-- BEGIN Data lines --
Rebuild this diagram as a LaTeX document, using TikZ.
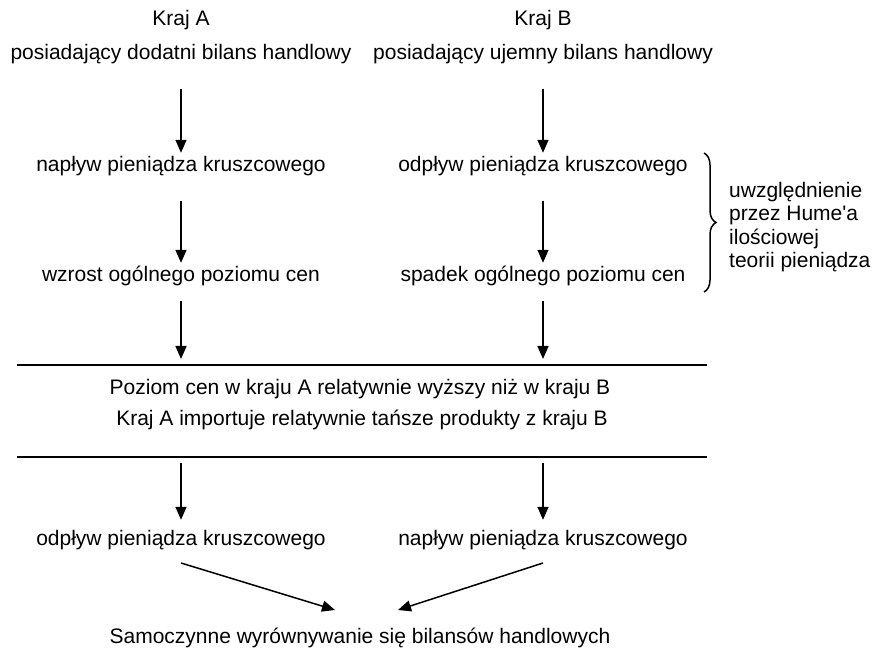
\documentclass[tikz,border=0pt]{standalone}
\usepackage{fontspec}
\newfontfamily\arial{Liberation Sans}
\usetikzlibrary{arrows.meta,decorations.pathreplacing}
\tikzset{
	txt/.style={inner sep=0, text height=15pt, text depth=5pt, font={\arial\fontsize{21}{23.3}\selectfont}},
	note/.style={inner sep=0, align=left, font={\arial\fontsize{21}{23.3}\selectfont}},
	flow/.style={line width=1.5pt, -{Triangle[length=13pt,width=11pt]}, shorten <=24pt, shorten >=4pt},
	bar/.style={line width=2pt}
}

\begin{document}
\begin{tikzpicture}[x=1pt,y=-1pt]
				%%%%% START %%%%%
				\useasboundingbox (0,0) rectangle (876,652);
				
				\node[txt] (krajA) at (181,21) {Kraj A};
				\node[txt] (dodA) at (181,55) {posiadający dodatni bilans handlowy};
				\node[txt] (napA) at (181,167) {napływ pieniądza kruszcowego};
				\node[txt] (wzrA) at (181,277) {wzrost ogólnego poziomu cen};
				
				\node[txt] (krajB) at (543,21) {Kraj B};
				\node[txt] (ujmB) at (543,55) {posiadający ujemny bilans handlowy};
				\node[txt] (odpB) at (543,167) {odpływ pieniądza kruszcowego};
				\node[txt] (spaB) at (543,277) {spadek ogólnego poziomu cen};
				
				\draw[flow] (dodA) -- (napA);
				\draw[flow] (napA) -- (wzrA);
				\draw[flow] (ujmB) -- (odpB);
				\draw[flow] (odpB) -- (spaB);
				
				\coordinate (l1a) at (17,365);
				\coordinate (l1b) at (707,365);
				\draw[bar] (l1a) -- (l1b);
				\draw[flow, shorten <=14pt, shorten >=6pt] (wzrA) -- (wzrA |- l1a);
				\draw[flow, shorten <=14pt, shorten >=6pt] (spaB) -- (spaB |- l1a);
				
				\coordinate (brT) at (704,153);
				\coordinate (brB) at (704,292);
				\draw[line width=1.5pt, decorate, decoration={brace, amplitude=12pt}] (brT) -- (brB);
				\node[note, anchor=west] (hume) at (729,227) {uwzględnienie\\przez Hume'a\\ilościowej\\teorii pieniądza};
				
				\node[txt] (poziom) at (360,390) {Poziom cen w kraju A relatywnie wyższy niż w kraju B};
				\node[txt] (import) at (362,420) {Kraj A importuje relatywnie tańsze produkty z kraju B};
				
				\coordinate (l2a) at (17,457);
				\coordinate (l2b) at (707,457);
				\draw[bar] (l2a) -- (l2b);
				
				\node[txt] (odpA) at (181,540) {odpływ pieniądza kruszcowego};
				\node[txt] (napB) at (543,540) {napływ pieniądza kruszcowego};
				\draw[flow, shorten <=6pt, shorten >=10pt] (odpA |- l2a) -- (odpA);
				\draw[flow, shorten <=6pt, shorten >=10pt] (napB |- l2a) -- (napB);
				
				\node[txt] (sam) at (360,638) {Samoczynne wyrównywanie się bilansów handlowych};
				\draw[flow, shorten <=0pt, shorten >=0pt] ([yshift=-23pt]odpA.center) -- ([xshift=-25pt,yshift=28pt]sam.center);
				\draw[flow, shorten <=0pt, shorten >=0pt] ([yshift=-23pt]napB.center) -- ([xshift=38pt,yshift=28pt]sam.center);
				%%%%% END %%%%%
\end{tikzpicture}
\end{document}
-- END Data lines --
> _To do_:
Extract the full listing above verbatim; pictures are to be left out of the copy.

> _Written response_:
Rebuild this diagram as a LaTeX document, using TikZ.
\documentclass[tikz,border=0pt]{standalone}
\usepackage{fontspec}
\newfontfamily\arial{Liberation Sans}
\usetikzlibrary{arrows.meta,decorations.pathreplacing}
\tikzset{
	txt/.style={inner sep=0, text height=15pt, text depth=5pt, font={\arial\fontsize{21}{23.3}\selectfont}},
	note/.style={inner sep=0, align=left, font={\arial\fontsize{21}{23.3}\selectfont}},
	flow/.style={line width=1.5pt, -{Triangle[length=13pt,width=11pt]}, shorten <=24pt, shorten >=4pt},
	bar/.style={line width=2pt}
}

\begin{document}
\begin{tikzpicture}[x=1pt,y=-1pt]
				%%%%% START %%%%%
				\useasboundingbox (0,0) rectangle (876,652);
				
				\node[txt] (krajA) at (181,21) {Kraj A};
				\node[txt] (dodA) at (181,55) {posiadający dodatni bilans handlowy};
				\node[txt] (napA) at (181,167) {napływ pieniądza kruszcowego};
				\node[txt] (wzrA) at (181,277) {wzrost ogólnego poziomu cen};
				
				\node[txt] (krajB) at (543,21) {Kraj B};
				\node[txt] (ujmB) at (543,55) {posiadający ujemny bilans handlowy};
				\node[txt] (odpB) at (543,167) {odpływ pieniądza kruszcowego};
				\node[txt] (spaB) at (543,277) {spadek ogólnego poziomu cen};
				
				\draw[flow] (dodA) -- (napA);
				\draw[flow] (napA) -- (wzrA);
				\draw[flow] (ujmB) -- (odpB);
				\draw[flow] (odpB) -- (spaB);
				
				\coordinate (l1a) at (17,365);
				\coordinate (l1b) at (707,365);
				\draw[bar] (l1a) -- (l1b);
				\draw[flow, shorten <=14pt, shorten >=6pt] (wzrA) -- (wzrA |- l1a);
				\draw[flow, shorten <=14pt, shorten >=6pt] (spaB) -- (spaB |- l1a);
				
				\coordinate (brT) at (704,153);
				\coordinate (brB) at (704,292);
				\draw[line width=1.5pt, decorate, decoration={brace, amplitude=12pt}] (brT) -- (brB);
				\node[note, anchor=west] (hume) at (729,227) {uwzględnienie\\przez Hume'a\\ilościowej\\teorii pieniądza};
				
				\node[txt] (poziom) at (360,390) {Poziom cen w kraju A relatywnie wyższy niż w kraju B};
				\node[txt] (import) at (362,420) {Kraj A importuje relatywnie tańsze produkty z kraju B};
				
				\coordinate (l2a) at (17,457);
				\coordinate (l2b) at (707,457);
				\draw[bar] (l2a) -- (l2b);
				
				\node[txt] (odpA) at (181,540) {odpływ pieniądza kruszcowego};
				\node[txt] (napB) at (543,540) {napływ pieniądza kruszcowego};
				\draw[flow, shorten <=6pt, shorten >=10pt] (odpA |- l2a) -- (odpA);
				\draw[flow, shorten <=6pt, shorten >=10pt] (napB |- l2a) -- (napB);
				
				\node[txt] (sam) at (360,638) {Samoczynne wyrównywanie się bilansów handlowych};
				\draw[flow, shorten <=0pt, shorten >=0pt] ([yshift=-23pt]odpA.center) -- ([xshift=-25pt,yshift=28pt]sam.center);
				\draw[flow, shorten <=0pt, shorten >=0pt] ([yshift=-23pt]napB.center) -- ([xshift=38pt,yshift=28pt]sam.center);
				%%%%% END %%%%%
\end{tikzpicture}
\end{document}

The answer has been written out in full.